**AIM OF THE TASK**
All of the material should be reproduced exactly, with pictures left out.

**RECORDED INFORMATION**
--*--

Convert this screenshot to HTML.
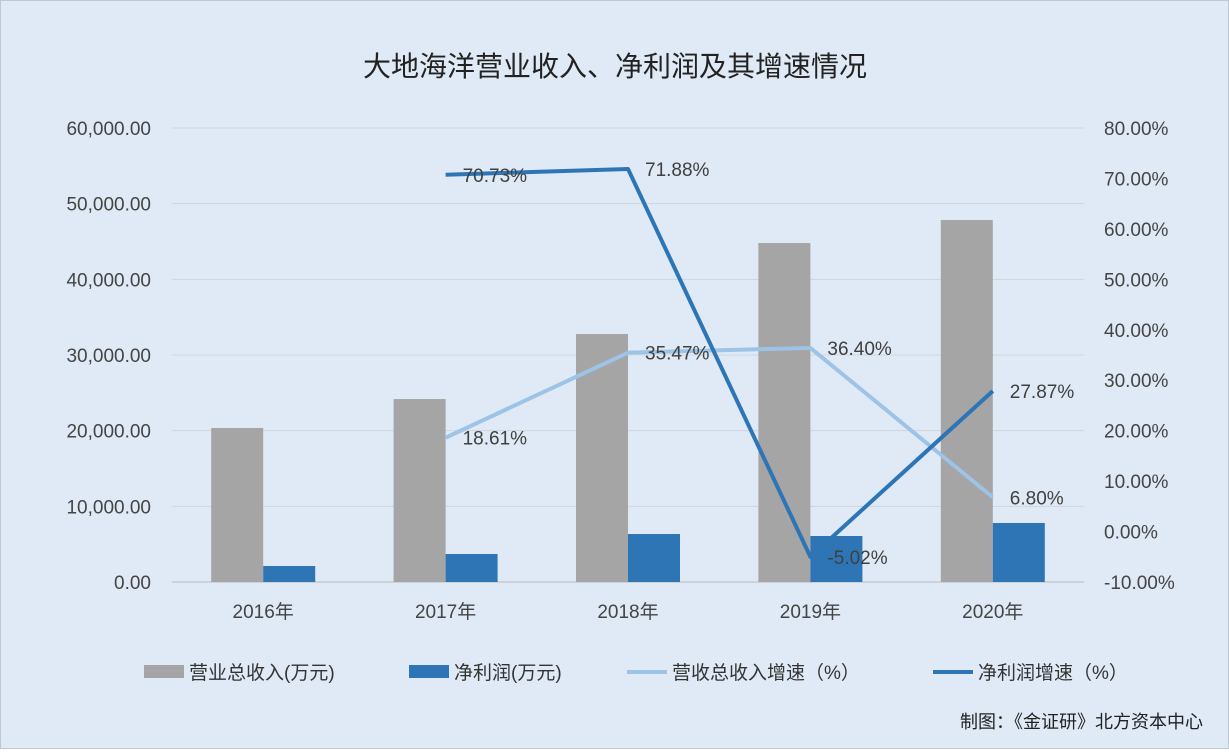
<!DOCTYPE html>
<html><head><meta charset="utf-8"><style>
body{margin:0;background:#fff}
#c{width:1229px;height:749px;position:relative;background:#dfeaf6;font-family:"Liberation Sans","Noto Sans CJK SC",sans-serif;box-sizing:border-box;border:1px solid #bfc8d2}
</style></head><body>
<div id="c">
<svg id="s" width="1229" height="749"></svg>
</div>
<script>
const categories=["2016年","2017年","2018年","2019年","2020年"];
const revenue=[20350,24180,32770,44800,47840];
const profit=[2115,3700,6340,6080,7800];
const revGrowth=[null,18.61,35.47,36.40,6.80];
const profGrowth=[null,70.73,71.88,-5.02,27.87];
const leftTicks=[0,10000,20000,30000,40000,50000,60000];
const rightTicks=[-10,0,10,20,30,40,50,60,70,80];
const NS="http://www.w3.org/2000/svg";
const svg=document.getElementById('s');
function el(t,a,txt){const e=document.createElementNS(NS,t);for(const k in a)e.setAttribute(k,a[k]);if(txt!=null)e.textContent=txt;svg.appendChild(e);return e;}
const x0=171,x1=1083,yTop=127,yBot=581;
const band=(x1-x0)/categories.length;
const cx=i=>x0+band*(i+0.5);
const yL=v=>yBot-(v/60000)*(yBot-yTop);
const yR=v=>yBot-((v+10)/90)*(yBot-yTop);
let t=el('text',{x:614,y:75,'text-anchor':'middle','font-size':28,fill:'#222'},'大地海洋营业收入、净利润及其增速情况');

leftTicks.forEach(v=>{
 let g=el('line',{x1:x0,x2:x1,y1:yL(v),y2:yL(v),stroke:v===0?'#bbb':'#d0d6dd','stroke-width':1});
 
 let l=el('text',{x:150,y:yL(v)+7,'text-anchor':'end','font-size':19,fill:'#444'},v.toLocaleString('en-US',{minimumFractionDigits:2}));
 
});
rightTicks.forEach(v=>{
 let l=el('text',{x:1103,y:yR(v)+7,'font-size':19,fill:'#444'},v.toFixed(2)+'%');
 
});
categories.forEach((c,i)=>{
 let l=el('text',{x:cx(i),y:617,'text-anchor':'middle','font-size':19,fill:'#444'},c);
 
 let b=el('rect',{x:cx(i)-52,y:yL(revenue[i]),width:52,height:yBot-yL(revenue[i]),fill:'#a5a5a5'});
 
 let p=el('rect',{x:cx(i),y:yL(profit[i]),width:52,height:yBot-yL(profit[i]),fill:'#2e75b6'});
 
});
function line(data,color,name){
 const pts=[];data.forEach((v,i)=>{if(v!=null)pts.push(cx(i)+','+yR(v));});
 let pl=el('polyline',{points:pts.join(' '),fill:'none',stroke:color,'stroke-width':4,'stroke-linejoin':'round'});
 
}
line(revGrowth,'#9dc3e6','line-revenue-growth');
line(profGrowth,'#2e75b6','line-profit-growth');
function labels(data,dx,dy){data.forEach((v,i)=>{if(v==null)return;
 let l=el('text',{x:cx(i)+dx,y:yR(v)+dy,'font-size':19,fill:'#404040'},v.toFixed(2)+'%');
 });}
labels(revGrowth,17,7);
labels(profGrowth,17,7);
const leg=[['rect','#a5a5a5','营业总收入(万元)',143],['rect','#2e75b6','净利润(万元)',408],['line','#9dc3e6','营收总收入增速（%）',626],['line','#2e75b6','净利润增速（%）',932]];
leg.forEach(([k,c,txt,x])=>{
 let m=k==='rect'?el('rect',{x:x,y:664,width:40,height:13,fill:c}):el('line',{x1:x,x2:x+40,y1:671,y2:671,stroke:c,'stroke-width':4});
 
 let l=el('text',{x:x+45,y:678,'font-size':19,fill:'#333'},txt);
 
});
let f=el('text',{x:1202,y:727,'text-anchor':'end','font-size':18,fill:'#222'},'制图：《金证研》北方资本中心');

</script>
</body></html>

--*--

**RESPONSE TO THIS TASK**
Convert this screenshot to HTML.
<!DOCTYPE html>
<html><head><meta charset="utf-8"><style>
body{margin:0;background:#fff}
#c{width:1229px;height:749px;position:relative;background:#dfeaf6;font-family:"Liberation Sans","Noto Sans CJK SC",sans-serif;box-sizing:border-box;border:1px solid #bfc8d2}
</style></head><body>
<div id="c">
<svg id="s" width="1229" height="749"></svg>
</div>
<script>
const categories=["2016年","2017年","2018年","2019年","2020年"];
const revenue=[20350,24180,32770,44800,47840];
const profit=[2115,3700,6340,6080,7800];
const revGrowth=[null,18.61,35.47,36.40,6.80];
const profGrowth=[null,70.73,71.88,-5.02,27.87];
const leftTicks=[0,10000,20000,30000,40000,50000,60000];
const rightTicks=[-10,0,10,20,30,40,50,60,70,80];
const NS="http://www.w3.org/2000/svg";
const svg=document.getElementById('s');
function el(t,a,txt){const e=document.createElementNS(NS,t);for(const k in a)e.setAttribute(k,a[k]);if(txt!=null)e.textContent=txt;svg.appendChild(e);return e;}
const x0=171,x1=1083,yTop=127,yBot=581;
const band=(x1-x0)/categories.length;
const cx=i=>x0+band*(i+0.5);
const yL=v=>yBot-(v/60000)*(yBot-yTop);
const yR=v=>yBot-((v+10)/90)*(yBot-yTop);
let t=el('text',{x:614,y:75,'text-anchor':'middle','font-size':28,fill:'#222'},'大地海洋营业收入、净利润及其增速情况');

leftTicks.forEach(v=>{
 let g=el('line',{x1:x0,x2:x1,y1:yL(v),y2:yL(v),stroke:v===0?'#bbb':'#d0d6dd','stroke-width':1});
 
 let l=el('text',{x:150,y:yL(v)+7,'text-anchor':'end','font-size':19,fill:'#444'},v.toLocaleString('en-US',{minimumFractionDigits:2}));
 
});
rightTicks.forEach(v=>{
 let l=el('text',{x:1103,y:yR(v)+7,'font-size':19,fill:'#444'},v.toFixed(2)+'%');
 
});
categories.forEach((c,i)=>{
 let l=el('text',{x:cx(i),y:617,'text-anchor':'middle','font-size':19,fill:'#444'},c);
 
 let b=el('rect',{x:cx(i)-52,y:yL(revenue[i]),width:52,height:yBot-yL(revenue[i]),fill:'#a5a5a5'});
 
 let p=el('rect',{x:cx(i),y:yL(profit[i]),width:52,height:yBot-yL(profit[i]),fill:'#2e75b6'});
 
});
function line(data,color,name){
 const pts=[];data.forEach((v,i)=>{if(v!=null)pts.push(cx(i)+','+yR(v));});
 let pl=el('polyline',{points:pts.join(' '),fill:'none',stroke:color,'stroke-width':4,'stroke-linejoin':'round'});
 
}
line(revGrowth,'#9dc3e6','line-revenue-growth');
line(profGrowth,'#2e75b6','line-profit-growth');
function labels(data,dx,dy){data.forEach((v,i)=>{if(v==null)return;
 let l=el('text',{x:cx(i)+dx,y:yR(v)+dy,'font-size':19,fill:'#404040'},v.toFixed(2)+'%');
 });}
labels(revGrowth,17,7);
labels(profGrowth,17,7);
const leg=[['rect','#a5a5a5','营业总收入(万元)',143],['rect','#2e75b6','净利润(万元)',408],['line','#9dc3e6','营收总收入增速（%）',626],['line','#2e75b6','净利润增速（%）',932]];
leg.forEach(([k,c,txt,x])=>{
 let m=k==='rect'?el('rect',{x:x,y:664,width:40,height:13,fill:c}):el('line',{x1:x,x2:x+40,y1:671,y2:671,stroke:c,'stroke-width':4});
 
 let l=el('text',{x:x+45,y:678,'font-size':19,fill:'#333'},txt);
 
});
let f=el('text',{x:1202,y:727,'text-anchor':'end','font-size':18,fill:'#222'},'制图：《金证研》北方资本中心');

</script>
</body></html>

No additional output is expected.